In details, our algorithm detects the range of an entity by a contiguous sequence of rows having the same value in the `entity` column. In the case above, semantically, we as humans can detect that `Brussels` and `Bỉ` are different entities. However, we cannot know for sure if there are any cases that are not as clear as this. We also cannot solve it by only detect an entity by going down from the referenced index because of the fifth error. We call this **self-relation** error. We believe this error could be resolved in future work.

In [15]:
import pandas as pd
import numpy as np

"""
format_code:

0 for <entity1> <sep> <entity2> <sep> <sentence>
where all instances of <entity1> and <entity2> are replaced by the corresponding tokens in <sentence>.
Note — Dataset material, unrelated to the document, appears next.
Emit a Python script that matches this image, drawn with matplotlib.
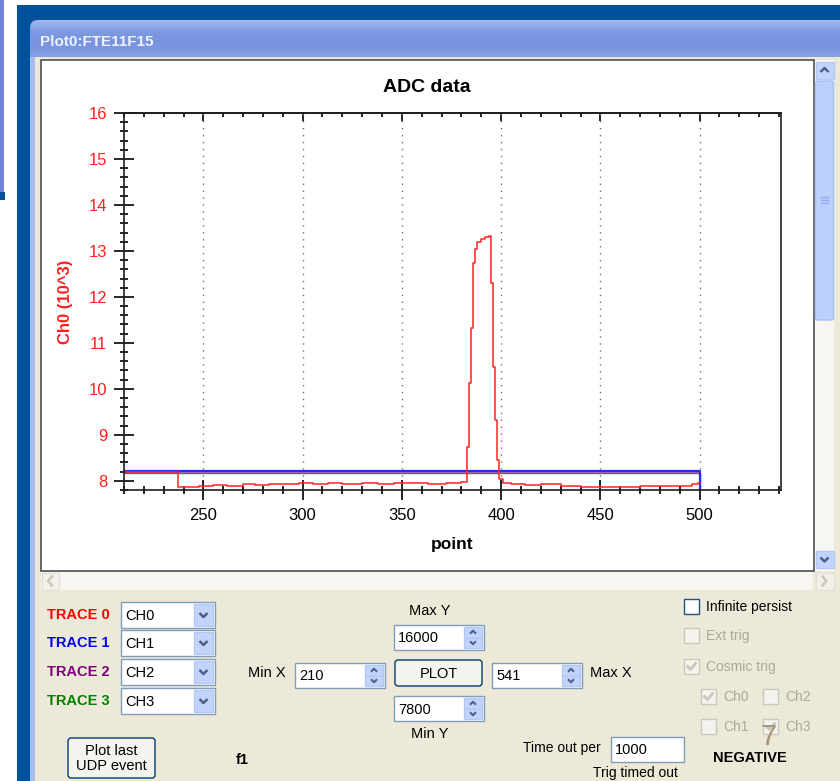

1 for open tag and close tag for each entity are inserted into the sentence.
"""
class VlspPreprocessor:
  special_token = {
    # for format code 0
    "SEP": "<sep>",
    "PERSON[1]": "<person1/>",
    "PERSON[2]": "<person2/>",
    "ORGANIZATION[1]": "<organization1/>",
    "ORGANIZATION[2]": "<organization2/>",
    "LOCATION[1]": "<location1/>",
    "LOCATION[2]": "<location2/>",
    
    # for format code 1
    "<PERSON>": "<person>",
    "</PERSON>": "</person>",
    "<ORGANIZATION>": "<organization>",
    "</ORGANIZATION>": "</organization>",
    "<LOCATION>": "<location>",
    "</LOCATION>": "</location>",
  }
  
  eos_punctuation = [".", "?", "!"] # need updating end of sentence punctuations to be more legit
  
  def __init__(self, drop_no_relation_samples: bool=True, format_code: {0, 1}=0, run_vncorenlp_wseg: bool=False):
    self.dataset = []
    
    self.label2id = {}
    self.id2label = {}
    self.drop_no_relation_samples = drop_no_relation_samples
    
    self.unformatted_offset = 0
    self.format_code = format_code
    self.run_vncorenlp_wseg = run_vncorenlp_wseg
    
    self.sentences = np.array([])
    self.labels = np.array([], dtype="uint8")
    
    self.self_relations = [] # for debugging error 7
    
  def __len__(self) -> int:
    return len(self.sentences)
  
  def execute_all(self, src_dir: str, drop_no_relation_samples: bool=None, format_code: {0, 1}=None, run_vncorenlp_wseg: bool=None, shuffle: int=None):
    print(f"Executing {src_dir}...")
    self.load(src_dir, drop_no_relation_samples=drop_no_relation_samples)
    print("Done loading.")
    self.format(format_code=format_code, run_vncorenlp_wseg=run_vncorenlp_wseg)
    print("Done formatting.")
    if shuffle is not None:
      self.shuffle(shuffle)
      print(f"Done shuffling with seed {shuffle}.")
    print("✅ Done all.")
    
  def load(self, src_dir: str, drop_no_relation_samples: bool=None): # this function is designed to execute many times on many directories
    if drop_no_relation_samples is not None:
      self.drop_no_relation_samples = drop_no_relation_samples
    
    for root, _, files in os.walk(src_dir):
      for file in files: # currently the structure is one tsv file per subfolder, but this loop is in case there are more
        if os.path.join("VLSP2020_RE_train", "23352816.conll") in root: # the tsv file in this subfolder is heavily corrupted, just ignore it for now
          continue
        if file.endswith(".tsv"):
          self.root = root # for debugging
          self.process_tsv(os.path.join(root, file))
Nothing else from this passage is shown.